For weight shards accessed via tensor parallelism, the ICI latency (~1–2 μs for nearest-neighbor access) is low enough that the MXU can be kept busy while waiting for remote weight tiles — especially with the software-managed memory system's ability to prefetch tiles via DMA.
What this enables: the pod as a single logical accelerator
The practical consequence of the thin-node + fast-interconnect design is that a TPU pod behaves more like a single, very large accelerator than like a cluster of independent machines. The aggregate memory of a v5p pod (851 TB across 8,960 chips) is treated by the XLA compiler as a single distributed memory space. The compiler shards weights, activations, and optimizer state across the pod's chips using GSPMD (Generalized SPMD) partitioning, and generates the ICI communication patterns needed to stitch the computation together.
This is fundamentally different from the GPU model, where each GPU is programmed independently (via NCCL, DeepSpeed, or Megatron-LM) and the programmer must manually manage parallelism strategies. On a TPU pod, the compiler handles the distribution — the programmer writes single-device code, and XLA partitions it across the pod.
Where fat nodes genuinely win
The thin-node strategy has real limitations, and the GPU fat-node approach is genuinely better in several scenarios:
- Inference with per-request state: Inference workloads create per-request KV caches that are not easily shareable across chips. More HBM per chip means more concurrent KV caches, which directly increases inference throughput. This is why NVIDIA's B200 pushed to 192 GB — inference serving benefits enormously from local memory capacity.
- Small-batch fine-tuning: Fine-tuning tasks that fit on a small number of GPUs don't benefit from pod-scale distribution. A single B200 with 192 GB can fine-tune a 70B model without any parallelism — simpler, faster, and more cost-effective than distributing across multiple TPU chips.

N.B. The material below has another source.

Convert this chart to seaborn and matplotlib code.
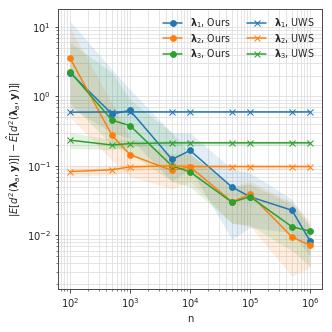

- Heterogeneous workloads: GPU clusters can run many independent jobs simultaneously, each using a small number of GPUs. TPU pods are designed for single large jobs that occupy the entire pod or a large slice. Multi-tenant, heterogeneous serving is harder on the thin-node model.

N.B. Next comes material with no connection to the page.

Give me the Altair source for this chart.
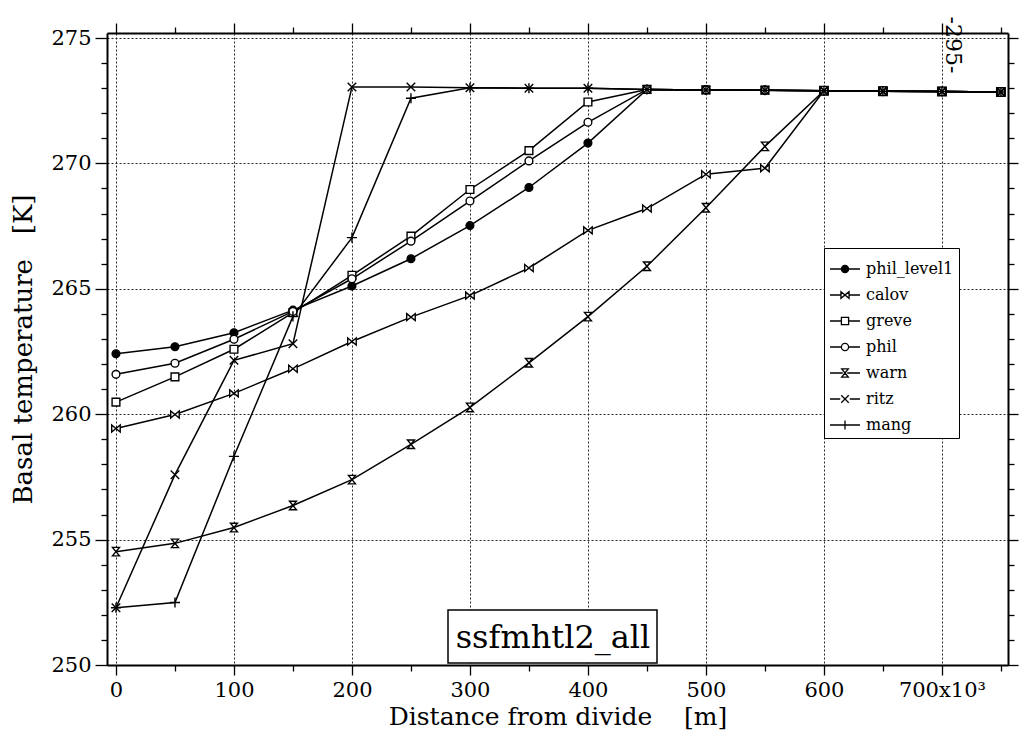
import altair as alt
import pandas as pd

# ---------------- data ----------------
distance_km = [0, 50, 100, 150, 200, 250, 300, 350, 400, 450, 500, 550, 600, 650, 700, 750]
series_names = ["phil_level1", "calov", "greve", "phil", "warn", "ritz", "mang"]

phil_level1 = [262.41, 262.69, 263.25, 264.15, 265.11, 266.20, 267.52, 269.04, 270.81, 272.95, 272.93, 272.92, 272.90, 272.88, 272.87, 272.85]
calov       = [259.43, 259.99, 260.83, 261.81, 262.90, 263.87, 264.73, 265.83, 267.33, 268.20, 269.57, 269.81, 272.90, 272.88, 272.87, 272.85]
greve       = [260.48, 261.49, 262.59, 264.05, 265.54, 267.10, 268.96, 270.51, 272.45, 272.95, 272.93, 272.92, 272.90, 272.88, 272.87, 272.85]
phil        = [261.59, 262.03, 262.99, 264.10, 265.40, 266.90, 268.50, 270.10, 271.64, 272.95, 272.93, 272.92, 272.90, 272.88, 272.87, 272.85]
warn        = [254.52, 254.85, 255.48, 256.36, 257.39, 258.80, 260.27, 262.05, 263.89, 265.90, 268.23, 270.68, 272.90, 272.88, 272.87, 272.85]
ritz        = [252.28, 257.59, 262.15, 262.81, 273.05, 273.05, 273.02, 273.00, 273.00, 272.95, 272.93, 272.92, 272.90, 272.88, 272.87, 272.85]
mang        = [252.28, 252.49, 258.32, 263.90, 267.04, 272.60, 273.02, 273.00, 273.00, 272.95, 272.93, 272.92, 272.90, 272.88, 272.87, 272.85]

series_values = [phil_level1, calov, greve, phil, warn, ritz, mang]

x_tick_values = [0, 50000, 100000, 150000, 200000, 250000, 300000, 350000, 400000,
                 450000, 500000, 550000, 600000, 650000, 700000, 750000]
y_tick_values = list(range(250, 276))

annotation_label = ["ssfmhtl2_all"]
page_label = ["-295-"]

# ---------------- table ----------------
rows = []
for name, vals in zip(series_names, series_values):
    for d, v in zip(distance_km, vals):
        rows.append({"series": name, "series_leg": name, "distance": d * 1000, "temp": v})
df = pd.DataFrame(rows)

FONT = "DejaVu Serif"
NB = "\u00a0"
W, H = 901, 632

x_scale = alt.Scale(domain=[-7600, 756000], nice=False, zero=False)
y_scale = alt.Scale(domain=[250, 275.2], nice=False, zero=False)

x_major = "datum.value % 100000 == 0"
y_major = "datum.value % 5 == 0"

x_axis_bottom = alt.Axis(
    orient="bottom", values=x_tick_values, title="Distance from divide" + NB * 4 + "[m]",
    labelExpr="datum.value == 700000 ? '700x10³' : (datum.value % 100000 == 0 ? format(datum.value / 1000, 'd') : '')",
    labelOverlap=False, labelFont=FONT, labelFontSize=21, labelColor="black", labelPadding=4,
    titleFont=FONT, titleFontSize=25, titleFontWeight="normal", titleColor="black", titlePadding=4,
    tickSize={"condition": {"test": x_major, "value": 10}, "value": 6},
    tickColor="black", tickWidth=1.3,
    grid=True, gridColor="#222", gridDash=[2, 2], gridWidth=1,
    gridOpacity={"condition": {"test": x_major, "value": 1}, "value": 0},
    domainColor="black", domainWidth=2,
)
y_axis_left = alt.Axis(
    orient="left", values=y_tick_values, title="Basal temperature" + NB * 3 + "[K]",
    labelExpr="datum.value % 5 == 0 ? format(datum.value, 'd') : ''",
    labelOverlap=False, labelFont=FONT, labelFontSize=21, labelColor="black", labelPadding=4,
    titleFont=FONT, titleFontSize=26, titleFontWeight="normal", titleColor="black", titlePadding=14,
    tickSize={"condition": {"test": y_major, "value": 12}, "value": 6},
    tickColor="black", tickWidth=1.3,
    grid=True, gridColor="#222", gridDash=[2, 2], gridWidth=1,
    gridOpacity={"condition": {"test": y_major, "value": 1}, "value": 0},
    domainColor="black", domainWidth=2,
)
x_axis_top = alt.Axis(
    orient="top", values=x_tick_values, title=None, labels=False, grid=False,
    tickSize={"condition": {"test": x_major, "value": 10}, "value": 6},
    tickColor="black", tickWidth=1.3, domainColor="black", domainWidth=2,
)
y_axis_right = alt.Axis(
    orient="right", values=y_tick_values, title=None, labels=False, grid=False,
    tickSize={"condition": {"test": y_major, "value": 10}, "value": 6},
    tickColor="black", tickWidth=1.3, domainColor="black", domainWidth=2,
)

circle = "M1,0 A1,1 0 1,1 -1,0 A1,1 0 1,1 1,0 Z"
plot_paths = [
    circle,                                         # phil_level1
    "M-1.1,-0.9 L1.1,0.9 L1.1,-0.9 L-1.1,0.9 Z",    # calov (bowtie)
    "M-1,-1 L1,-1 L1,1 L-1,1 Z",                    # greve
    circle,                                         # phil
    "M-0.9,-1.1 L0.9,-1.1 L-0.9,1.1 L0.9,1.1 Z",    # warn (hourglass)
    "M-1.1,-1.1 L1.1,1.1 M1.1,-1.1 L-1.1,1.1",      # ritz
    "M-1.3,0 L1.3,0 M0,-1.3 L0,1.3",                # mang
]
small_circle = "M0.24,0 A0.24,0.24 0 1,1 -0.24,0 A0.24,0.24 0 1,1 0.24,0 Z"
legend_paths = [
    "M-1,0 L-0.24,0 M0.24,0 L1,0 " + small_circle,
    "M-1,0 L-0.27,0 M0.27,0 L1,0 M-0.27,-0.22 L0.27,0.22 L0.27,-0.22 L-0.27,0.22 Z",
    "M-1,0 L-0.24,0 M0.24,0 L1,0 M-0.24,-0.24 L0.24,-0.24 L0.24,0.24 L-0.24,0.24 Z",
    "M-1,0 L-0.24,0 M0.24,0 L1,0 " + small_circle,
    "M-1,0 L-0.15,0 M0.15,0 L1,0 M-0.22,-0.27 L0.22,-0.27 L-0.22,0.27 L0.22,0.27 Z",
    "M-1,0 L-0.32,0 M0.32,0 L1,0 M-0.25,-0.25 L0.25,0.25 M0.25,-0.25 L-0.25,0.25",
    "M-1,0 L1,0 M0,-0.3 L0,0.3",
]
fills = ["black", "white", "white", "white", "white", "white", "white"]
strokes = ["black"] * 7

legend_props = dict(
    orient="none", legendX=717, legendY=215, title=None,
    labelFont=FONT, labelFontSize=16, labelColor="black", labelOffset=5,
    symbolSize=900, symbolStrokeColor="black", symbolStrokeWidth=1.3, symbolOpacity=1,
    strokeColor="black", fillColor="white", padding=5, rowPadding=2,
)

base = alt.Chart(df)

lines = base.mark_line(color="black", strokeWidth=1.5).encode(
    x=alt.X("distance:Q", scale=x_scale, axis=x_axis_bottom),
    y=alt.Y("temp:Q", scale=y_scale, axis=y_axis_left),
    detail="series:N",
)

points = base.mark_point(stroke="black", strokeWidth=1.4, opacity=1, size=60).encode(
    x=alt.X("distance:Q", scale=x_scale, axis=x_axis_top),
    y=alt.Y("temp:Q", scale=y_scale, axis=y_axis_right),
    shape=alt.Shape("series:N", scale=alt.Scale(domain=series_names, range=plot_paths), legend=None),
    fill=alt.Fill("series:N", scale=alt.Scale(domain=series_names, range=fills), legend=None),
)

legend_layer = base.mark_point(opacity=1, size=0, strokeWidth=0).encode(
    x=alt.X("distance:Q", scale=x_scale, axis=None),
    y=alt.Y("temp:Q", scale=y_scale, axis=None),
    shape=alt.Shape("series_leg:N", scale=alt.Scale(domain=series_names, range=legend_paths),
                    legend=alt.Legend(**legend_props)),
    fill=alt.Fill("series_leg:N", scale=alt.Scale(domain=series_names, range=fills),
                  legend=alt.Legend(**legend_props)),
    stroke=alt.Stroke("series_leg:N", scale=alt.Scale(domain=series_names, range=strokes),
                      legend=alt.Legend(**legend_props)),
)

ann_df = pd.DataFrame({"label": annotation_label})
ann_box = alt.Chart(ann_df).mark_rect(fill="white", stroke="black", strokeWidth=1.5).encode(
    x=alt.value(341), x2=alt.value(550), y=alt.value(577), y2=alt.value(630)
)
ann_text = alt.Chart(ann_df).mark_text(font=FONT, fontSize=32, color="black", align="center",
                                       baseline="alphabetic").encode(
    x=alt.value(446), y=alt.value(615), text="label:N"
)

page_df = pd.DataFrame({"label": page_label})
page_text = alt.Chart(page_df).mark_text(font=FONT, fontSize=22, color="black", angle=90,
                                         align="center", baseline="middle").encode(
    x=alt.value(846), y=alt.value(12), text="label:N"
)

chart = alt.layer(lines, points, legend_layer, ann_box, ann_text, page_text).resolve_scale(
    shape="independent", fill="independent", stroke="independent"
).resolve_axis(
    x="independent", y="independent"
).properties(
    width=W, height=H,
    autosize=alt.AutoSizeParams(type="none"),
    padding={"left": 99, "top": 25, "right": 16, "bottom": 75},
).configure_view(
    stroke="black", strokeWidth=2
).configure(background="white")

chart.save("out.html", embed_options={"renderer": "svg", "actions": False})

- Ecosystem and tooling: The entire deep learning ecosystem (PyTorch, CUDA, NCCL) is built around the fat-node model. Distributed training frameworks assume large per-GPU memory and relatively slow inter-GPU communication. TPU's thin-node model requires different software (JAX, XLA, GSPMD), which narrows the developer pool.
The convergence question
Both strategies are evolving toward each other. NVIDIA is increasing interconnect bandwidth (NVLink 5.0 provides 1.8 TB/s bidirectional) while maintaining large per-GPU HBM. Google is increasing per-chip HBM (v5p has 95 GB, up from v4's 32 GB) while maintaining fast ICI. The question is whether they converge on a single design point or whether the optimal point remains workload-dependent.

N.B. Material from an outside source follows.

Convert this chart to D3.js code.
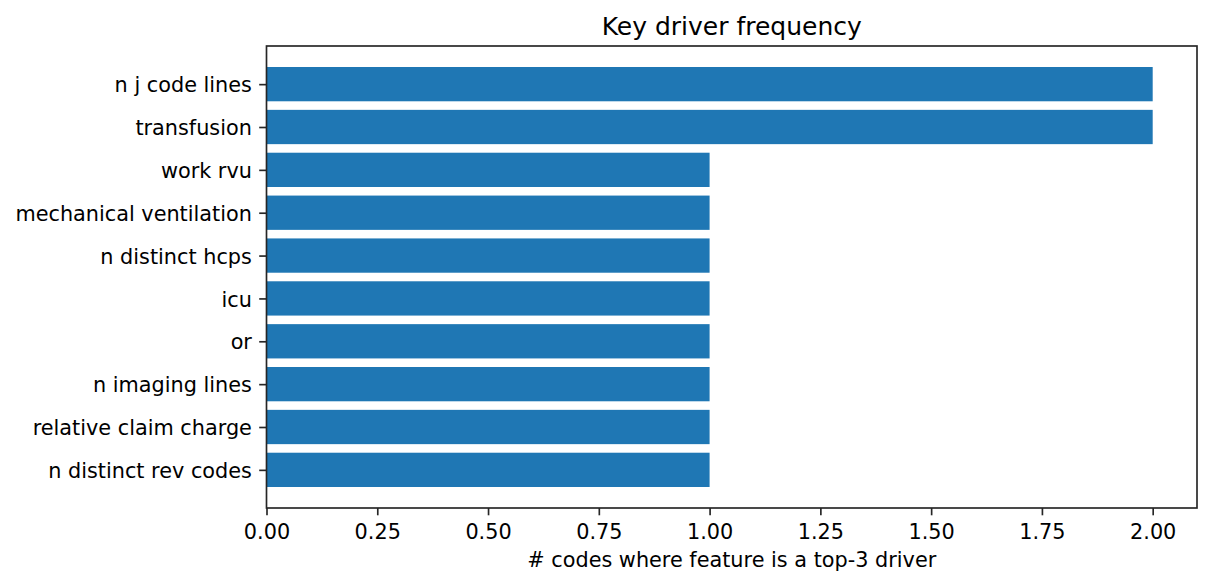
<!DOCTYPE html>
<html>
<head>
<meta charset="utf-8">
<script src="https://cdn.jsdelivr.net/npm/d3@7"></script>
<style>
  body { margin: 0; background: #fff; }
  svg { display: block; font-family: "DejaVu Sans", sans-serif; }
</style>
</head>
<body>
<svg id="chart" width="1211" height="586"></svg>
<script>
const categories = ["n j code lines", "transfusion", "work rvu", "mechanical ventilation", "n distinct hcps", "icu", "or", "n imaging lines", "relative claim charge", "n distinct rev codes"];
const counts = [2, 2, 1, 1, 1, 1, 1, 1, 1, 1];
const xTicks = [0, 0.25, 0.5, 0.75, 1.0, 1.25, 1.5, 1.75, 2.0];
const titleText = "Key driver frequency";
const xLabelText = "# codes where feature is a top-3 driver";

(function () {
const svg = d3.select("#chart");
const mLeft = 266.5, mRight = 1197, mTop = 46, mBottom = 508;
const n = categories.length;
const barH = 0.8;
const pad = (n - 1 + barH) * 0.05;
const fs = 20.8;

const x = d3.scaleLinear().domain([0, 2.1]).range([mLeft, mRight]);
const y = d3.scaleLinear().domain([-barH / 2 - pad, n - 1 + barH / 2 + pad]).range([mTop, mBottom]);

const data = categories.map((c, i) => ({ c, v: counts[i], i }));

svg.append("g").selectAll("rect").data(data).enter().append("rect")
  .attr("x", x(0))
  .attr("y", d => y(d.i - barH / 2))
  .attr("width", d => x(d.v) - x(0))
  .attr("height", d => y(d.i + barH / 2) - y(d.i - barH / 2))
  .attr("fill", "#1f77b4");

svg.append("rect").attr("x", mLeft).attr("y", mTop).attr("width", mRight - mLeft).attr("height", mBottom - mTop)
  .attr("fill", "none").attr("stroke", "#262626").attr("stroke-width", 1.67);

const xAxis = d3.axisBottom(x).tickValues(xTicks).tickFormat(d3.format(".2f")).tickSize(7.3).tickPadding(7.3);
const gx = svg.append("g").attr("transform", `translate(0,${mBottom})`).call(xAxis);
gx.select(".domain").remove();
gx.selectAll("line").attr("stroke", "#262626").attr("stroke-width", 1.67);
gx.selectAll("text").attr("font-size", fs).attr("fill", "#000").attr("font-family", "DejaVu Sans").attr("dy", "0.8em");

const yAxis = d3.axisLeft(y).tickValues(d3.range(n)).tickFormat(i => categories[i]).tickSize(7.3).tickPadding(7.3);
const gy = svg.append("g").attr("transform", `translate(${mLeft},0)`).call(yAxis);
gy.select(".domain").remove();
gy.selectAll("line").attr("stroke", "#262626").attr("stroke-width", 1.67);
gy.selectAll("text").attr("font-size", fs).attr("fill", "#000").attr("font-family", "DejaVu Sans").attr("dy", "0.37em");

svg.append("text").attr("x", (mLeft + mRight) / 2).attr("y", 34.7)
  .attr("text-anchor", "middle").attr("font-size", 25).attr("fill", "#000").text(titleText);

svg.append("text").attr("x", (mLeft + mRight) / 2).attr("y", 567.3)
  .attr("text-anchor", "middle").attr("font-size", fs).attr("fill", "#000").text(xLabelText);
})();
</script>
</body>
</html>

The answer is likely workload-dependent. Training frontier models — where the model is too large for any single chip and must be distributed across hundreds or thousands of chips — favors the thin-node approach: more chips, more aggregate memory, faster interconnect. Inference serving — where per-request memory capacity determines concurrency — favors the fat-node approach: more HBM per chip, less reliance on cross-chip communication for latency-sensitive token generation.
| Workload | Favors Fat Nodes (GPU) | Favors Thin Nodes (TPU) |
|---|---|---|
| Frontier model training | ✓ — model is distributed regardless; more chips at lower cost wins | |
| Inference serving (high concurrency) | ✓ — per-GPU KV-cache capacity determines throughput | |
| Fine-tuning (small-scale) | ✓ — fits on 1–4 GPUs without distribution | |
| Large-batch research training | ✓ — pod-scale compiler-managed distribution is simpler | |
| Multi-tenant serving | ✓ — each GPU serves independently |
Less HBM is not inferior hardware. It is a different design bet: that aggregate memory across a fast interconnect is cheaper and more scalable than per-chip memory behind a slow one. Whether that bet pays off depends on the workload — and for the workloads Google cares about most, it does.